>It’s fucking video made by a computer after you type a sentence

Geez. Breathe a little bit. It's always weird to see somebody who had zero involvement in the creation/engineering/design of a product so disproportionately defensive about it.

The concept of text to video since LTX, CogVideo, AnimateDiff is closing in on two years of development at this point so there's naturally going to be a little less breathless enthusiasm.

If you had experience with even the locally hostable stuff like Hunyuan, Wan 2.2, VACE, etc. you'd probably be less impressed as well. The video they demoed had more fast cuts than a Michael Bay movie - illustrating the exact problem that video models STILL suffer from - a failure to generate anything longer than 60 seconds. In fact I didn't even see anything longer than 10 seconds at most. Maybe it's tailormade for an ADHD audience who grew up on Vine Videos.

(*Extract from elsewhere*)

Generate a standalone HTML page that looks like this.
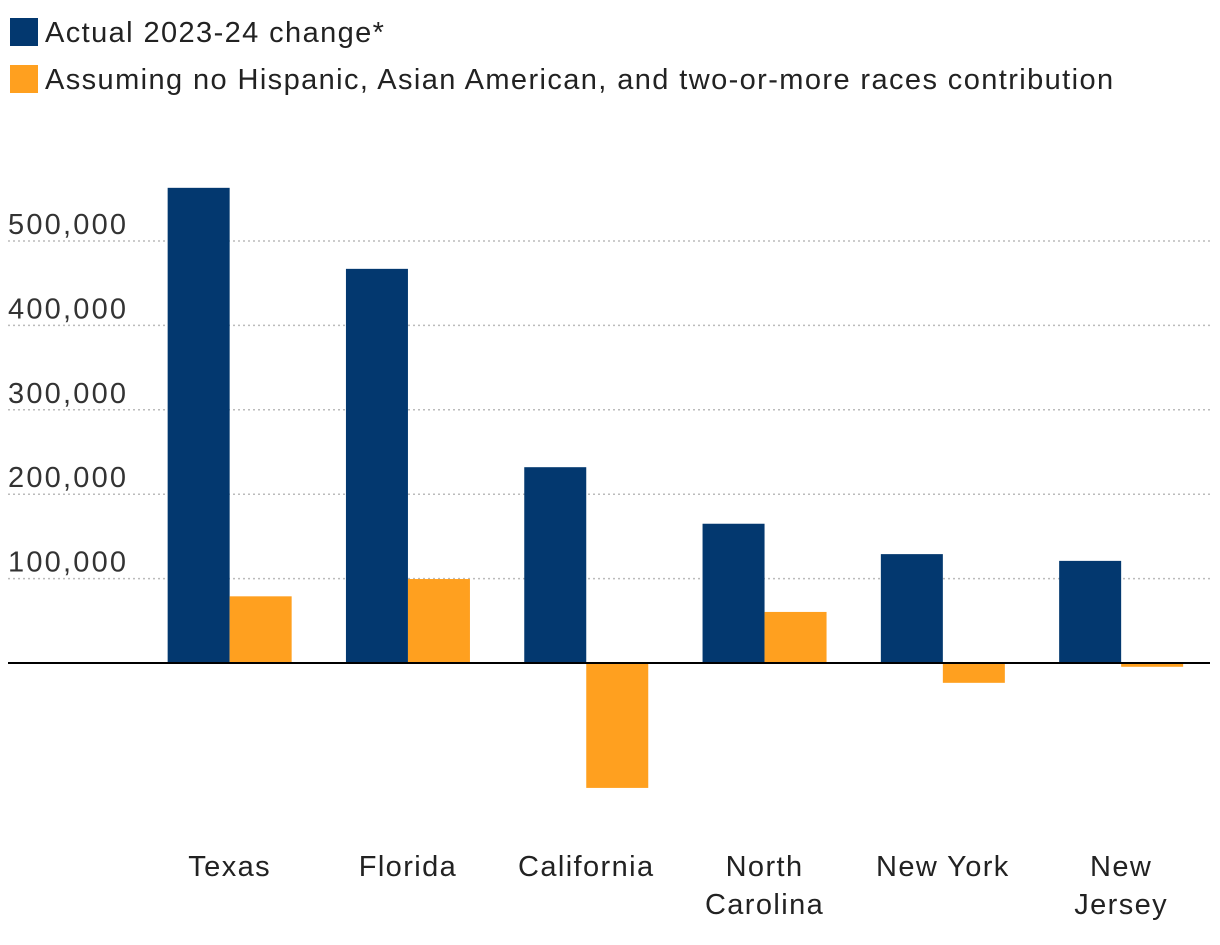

On a more positive note, the physics have definitely improved though you can tell in some of the shots that the coherency degrades the longer scene goes on (see the volleyball clip).

I'm assuming you've played more with AI video creation than I have.

Was there anything impressive here or is this mostly "meh"? I didn't see this solve any of the problems with AI videos but maybe this is solving something that I didn't know was a problem?

That's really what I'm trying to figure out with this announcement. Seeing 100s of comments about how impressive this is with no comments really discussing why has me trying to figure out what part of the hype I'm missing.

Good question. The one thing that Altman really seemed keen to play up was the whole integrate yourself into the video which from what I watched is definitely a step beyond the more conventional Image-To-Video models.

Depressingly that's probably a killer feature since if there's one thing people want to see more of it's themselves.

IMHO I also think the fact that they're trying to position themselves as a sort of infinite doom-scrolling tiktok lends support to the idea that their models are still only suitable for relatively short videos since coherency probably falls off a cliff after 30-60 seconds.